Maricel tiene miedo. Tanto que me pide que no diga su nombre, y elijo uno ficticio para contar su historia. Que es la de cientos de vecinos que viven amedrentados por bandas narcocriminales. Pandillas que riegan de balas los barrios periféricos de Rosario amordazando a los más débiles. Alli el silencio y el miedo vulneran a los vulnerables y el estigma pesa sobre todos. También sobre los que no saben, ni pueden pedir auxilio, ante una sociedad que los mira de reojo y los engloba en cifras.

 A Maricel le balearon la casa y le juraron que van a matar a su hijo de 10 años si no se va de ahí. Las siete perforaciones en la puerta de ingreso no dejan lugar a dudas. Ahí hubo plomo. Utilizando el whatsapp y presa de la desesperación decidió hacer públicas las fotos para denunciarlo. Las razones, según dice son las de siempre: la precaria vivienda de dos dormitorios apenas revocados fue elegida para instalar allí un bunker. “Me tocó la mala suerte, pero yo les dije que no me voy, y ahora me hacen esto….”, llora Maricel. Promete contar todo lo que pasa en República de la Sexta, donde viven a merced de los violentos. Y hacia allá vamos.

Apenas llegamos, el barrio aletargado por la siesta parece despertarse. Vecinos que se asoman y motos que repentinamente comienzan a deambular en círculos parecieran darnos un mensaje. Esperamos a Maricel en la puerta de un pasillo que atraviesa toda la manzana, pero nunca sale. Tras darle algunas garantías, nos dice por teléfono que lo pensó mejor, que los vecinos le aseguran que salir en la tele es peligroso, que pueden matarla a ella “o al chico”, y quizás también ligarían otros de rebote… Le piden que se vaya unos días de su mamá. Y q rece.

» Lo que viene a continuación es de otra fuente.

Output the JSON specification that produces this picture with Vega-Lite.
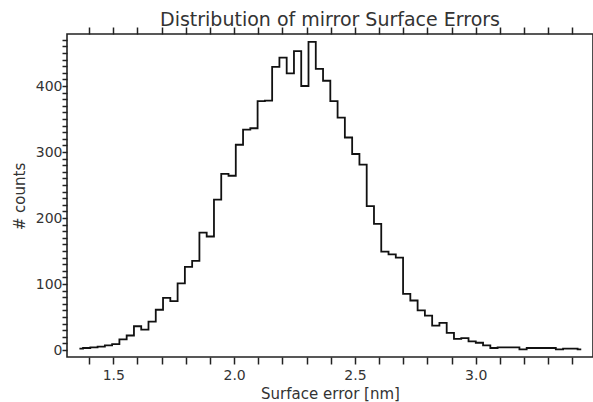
{
  "$schema": "https://vega.github.io/schema/vega-lite/v6.json",
  "width": 526,
  "height": 323,
  "autosize": {"type": "none"},
  "padding": {"left": 67, "top": 34, "right": 0, "bottom": 45},
  "background": "white",
  "title": {"text": "Distribution of mirror Surface Errors", "font": "DejaVu Sans", "fontSize": 19, "fontWeight": "normal", "color": "#333", "offset": -4, "anchor": "middle"},
  "config": {"view": {"stroke": "#222", "strokeWidth": 1.6}},
  "data": {"values": [
    {"error": 1.3597, "counts": 2}, {"error": 1.3898, "counts": 3}, {"error": 1.4199, "counts": 4}, {"error": 1.4500, "counts": 5},
    {"error": 1.4801, "counts": 7}, {"error": 1.5102, "counts": 9}, {"error": 1.5403, "counts": 16}, {"error": 1.5704, "counts": 22},
    {"error": 1.6005, "counts": 36}, {"error": 1.6306, "counts": 31}, {"error": 1.6607, "counts": 43}, {"error": 1.6908, "counts": 61},
    {"error": 1.7209, "counts": 79}, {"error": 1.7511, "counts": 74}, {"error": 1.7812, "counts": 101}, {"error": 1.8113, "counts": 126},
    {"error": 1.8414, "counts": 135}, {"error": 1.8715, "counts": 178}, {"error": 1.9016, "counts": 172}, {"error": 1.9317, "counts": 228},
    {"error": 1.9618, "counts": 267}, {"error": 1.9919, "counts": 264}, {"error": 2.0220, "counts": 311}, {"error": 2.0521, "counts": 334},
    {"error": 2.0822, "counts": 336}, {"error": 2.1123, "counts": 377}, {"error": 2.1424, "counts": 378}, {"error": 2.1725, "counts": 429},
    {"error": 2.2026, "counts": 443}, {"error": 2.2327, "counts": 419}, {"error": 2.2628, "counts": 453}, {"error": 2.2929, "counts": 400},
    {"error": 2.3230, "counts": 467}, {"error": 2.3531, "counts": 426}, {"error": 2.3832, "counts": 408}, {"error": 2.4133, "counts": 377},
    {"error": 2.4434, "counts": 352}, {"error": 2.4735, "counts": 322}, {"error": 2.5037, "counts": 297}, {"error": 2.5338, "counts": 281},
    {"error": 2.5639, "counts": 218}, {"error": 2.5940, "counts": 191}, {"error": 2.6241, "counts": 149}, {"error": 2.6542, "counts": 145},
    {"error": 2.6843, "counts": 140}, {"error": 2.7144, "counts": 85}, {"error": 2.7445, "counts": 75}, {"error": 2.7746, "counts": 60},
    {"error": 2.8047, "counts": 52}, {"error": 2.8348, "counts": 37}, {"error": 2.8649, "counts": 41}, {"error": 2.8950, "counts": 26},
    {"error": 2.9251, "counts": 17}, {"error": 2.9552, "counts": 18}, {"error": 2.9853, "counts": 13}, {"error": 3.0154, "counts": 11},
    {"error": 3.0455, "counts": 7}, {"error": 3.0756, "counts": 3}, {"error": 3.1057, "counts": 4}, {"error": 3.1358, "counts": 4},
    {"error": 3.1659, "counts": 4}, {"error": 3.1960, "counts": 1}, {"error": 3.2261, "counts": 3}, {"error": 3.2563, "counts": 3},
    {"error": 3.2864, "counts": 3}, {"error": 3.3165, "counts": 3}, {"error": 3.3466, "counts": 1}, {"error": 3.3767, "counts": 2},
    {"error": 3.4068, "counts": 2}, {"error": 3.4369, "counts": 1}
  ]},
  "layer": [
    {
      "mark": {"type": "line", "interpolate": "step", "color": "#111", "strokeWidth": 1.8},
      "encoding": {
        "x": {
          "field": "error", "type": "quantitative",
          "scale": {"domain": [1.30836, 3.4855], "nice": false, "zero": false},
          "axis": {
            "orient": "bottom",
            "values": [1.4, 1.5, 1.6, 1.7, 1.8, 1.9, 2.0, 2.1, 2.2, 2.3, 2.4, 2.5, 2.6, 2.7, 2.8, 2.9, 3.0, 3.1, 3.2, 3.3, 3.4],
            "labelExpr": "abs(datum.value*2-round(datum.value*2)) < 1e-6 ? format(datum.value, '.1f') : ''",
            "labelFont": "DejaVu Sans", "labelFontSize": 14, "labelColor": "#333", "labelPadding": 4,
            "labelOverlap": false, "labelFlush": false,
            "tickSize": 7, "tickColor": "#222", "tickWidth": 1.5,
            "domain": false, "grid": false,
            "title": "Surface error [nm]", "titleFont": "DejaVu Sans", "titleFontSize": 15, "titleFontWeight": "normal", "titleColor": "#333",
            "titleY": 41, "titleBaseline": "alphabetic",
            "encode": {"ticks": {"update": {"y2": {"signal": "abs(datum.value*2-round(datum.value*2)) < 1e-6 ? -7 : -3.5"}}}}
          }
        },
        "y": {
          "field": "counts", "type": "quantitative",
          "scale": {"domain": [-10.6, 478.8], "nice": false, "zero": false},
          "axis": {
            "orient": "left",
            "values": [0, 10, 20, 30, 40, 50, 60, 70, 80, 90, 100, 110, 120, 130, 140, 150, 160, 170, 180, 190, 200, 210, 220, 230, 240, 250, 260, 270, 280, 290, 300, 310, 320, 330, 340, 350, 360, 370, 380, 390, 400, 410, 420, 430, 440, 450, 460, 470],
            "labelExpr": "datum.value % 100 === 0 ? datum.label : ''",
            "labelFont": "DejaVu Sans", "labelFontSize": 14, "labelColor": "#333", "labelPadding": 0,
            "labelOverlap": false, "labelFlush": false,
            "tickSize": 5, "tickColor": "#222", "tickWidth": 1.5,
            "domain": false, "grid": false,
            "title": "# counts", "titleFont": "DejaVu Sans", "titleFontSize": 15, "titleFontWeight": "normal", "titleColor": "#333",
            "titleX": -43, "titleY": 162, "titleBaseline": "alphabetic", "titleAlign": "center", "titleAngle": -90,
            "encode": {"ticks": {"update": {"x2": {"signal": "datum.value % 100 === 0 ? 10 : 5"}}}}
          }
        }
      }
    },
    {
      "mark": {"type": "line", "interpolate": "step", "strokeOpacity": 0},
      "encoding": {
        "x": {
          "field": "error", "type": "quantitative",
          "scale": {"domain": [1.30836, 3.4855], "nice": false, "zero": false},
          "axis": {
            "orient": "top",
            "values": [1.4, 1.5, 1.6, 1.7, 1.8, 1.9, 2.0, 2.1, 2.2, 2.3, 2.4, 2.5, 2.6, 2.7, 2.8, 2.9, 3.0, 3.1, 3.2, 3.3, 3.4],
            "labels": false, "title": null, "domain": false, "grid": false,
            "tickSize": 7, "tickColor": "#222", "tickWidth": 1.5,
            "encode": {"ticks": {"update": {"y2": {"signal": "abs(datum.value*2-round(datum.value*2)) < 1e-6 ? 7 : 3.5"}}}}
          }
        },
        "y": {
          "field": "counts", "type": "quantitative",
          "scale": {"domain": [-10.6, 478.8], "nice": false, "zero": false},
          "axis": {
            "orient": "right",
            "values": [0, 10, 20, 30, 40, 50, 60, 70, 80, 90, 100, 110, 120, 130, 140, 150, 160, 170, 180, 190, 200, 210, 220, 230, 240, 250, 260, 270, 280, 290, 300, 310, 320, 330, 340, 350, 360, 370, 380, 390, 400, 410, 420, 430, 440, 450, 460, 470],
            "labels": false, "title": null, "domain": false, "grid": false,
            "tickSize": 5, "tickColor": "#222", "tickWidth": 1.5,
            "encode": {"ticks": {"update": {"x2": {"signal": "datum.value % 100 === 0 ? -10 : -5"}}}}
          }
        }
      }
    }
  ],
  "resolve": {"axis": {"x": "independent", "y": "independent"}}
}
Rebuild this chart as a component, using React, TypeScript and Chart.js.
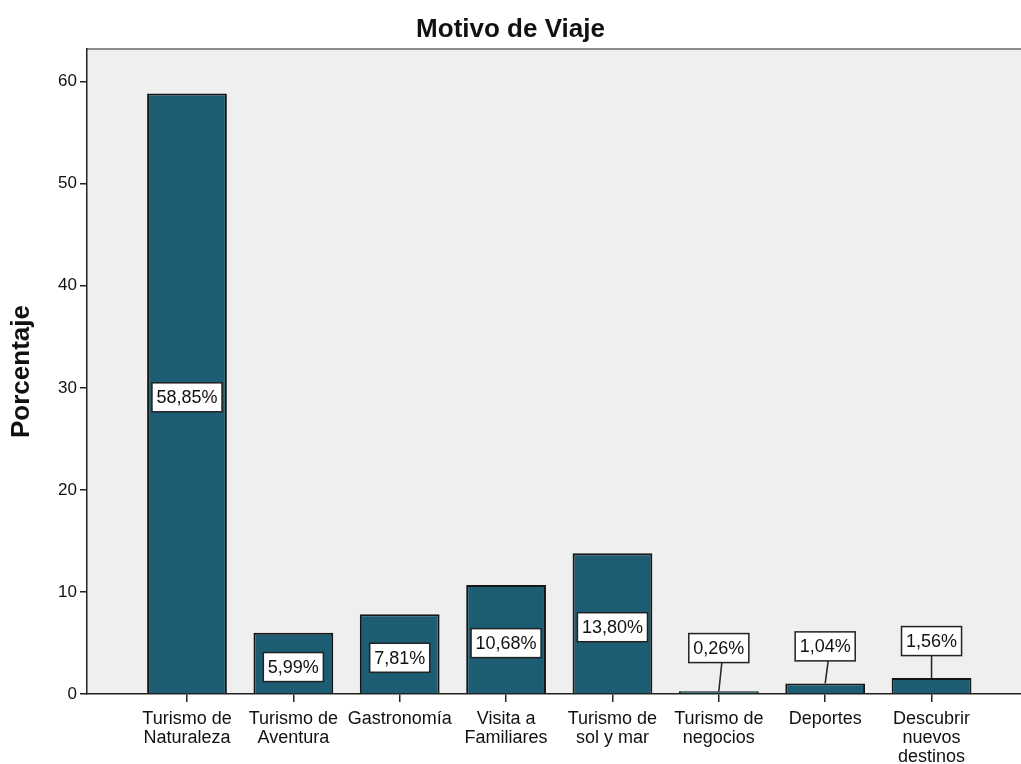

Angustiada, pide disculpas por no brindar su testimonio,  cuenta que es empleada doméstica, madre soltera y que por ahora no tiene otro lugar donde vivir. “Soy sola, bah, acá todos somos solos”, concluye para resumir la orfandad en la que vive. No insisto. Se que de verdad pueden matarla. Su casa no es la única que recibió impactos, una realidad que salta a la vista cuando caminamos la media cuadra que nos separan del auto.

Dejamos el barrio con el sabor amargo de la impotencia. Lo último que escuchamos es la voz temblorosa de la mujer contando que desde la balacera ocurrida el fin de semana su nene no va a clases porque teme que lo maten. Y ella no acude a la Justicia porque teme represalias. El miedo al que nombra con rabia se respira, se le cuela en los huesos. No es para menos. A solo una cuadra de allí, un chico que quedó cuadripléjico al recibir un disparo falleció esta semana, tras una larga agonía. 

Los vecinos que han tenido que dejar su casa para salvar sus vidas, los que se defienden poniendo chapas detrás de las ventanas y resisten como pueden. Los que subsisten condenados al miedo de vivir en tierra de nadie son muchos, demasiados. Cuando las balas los alcanzan, encima, alguien dice que fue un ajuste de cuentas y casi todos le creen. Asi de fácil. La dirección del crimen ayuda bastante a la trillada hipótesis. Y ellos, los laburantes que están al margen del negocio de las drogas, no tienen plata para pagar abogados que defiendan su nombre o les garanticen el acceso a la justicia. Las balas le caen a cualquiera y callarse termina siendo la única opción de supervivencia.

Ahora es de noche. Miro a mi hijo y pienso donde estará durmiendo ese otro hijo, el que está amenazado, el que de un momento a otro puede perecer en una lluvia de balas. Sé que si un chico está amenazado por una problemática social que se dispara sin soluciones, lo están todos indefectiblemente. Todos. Y así debiéramos concebirlo.  Pero no es uno, son miles, los que sobreviven así, en los barrios escindidos de las postales.

Y lo más doloroso sin embargo, no es la voz temblorosa de esa chica asustada, sino la indiferencia atroz que la vulnera.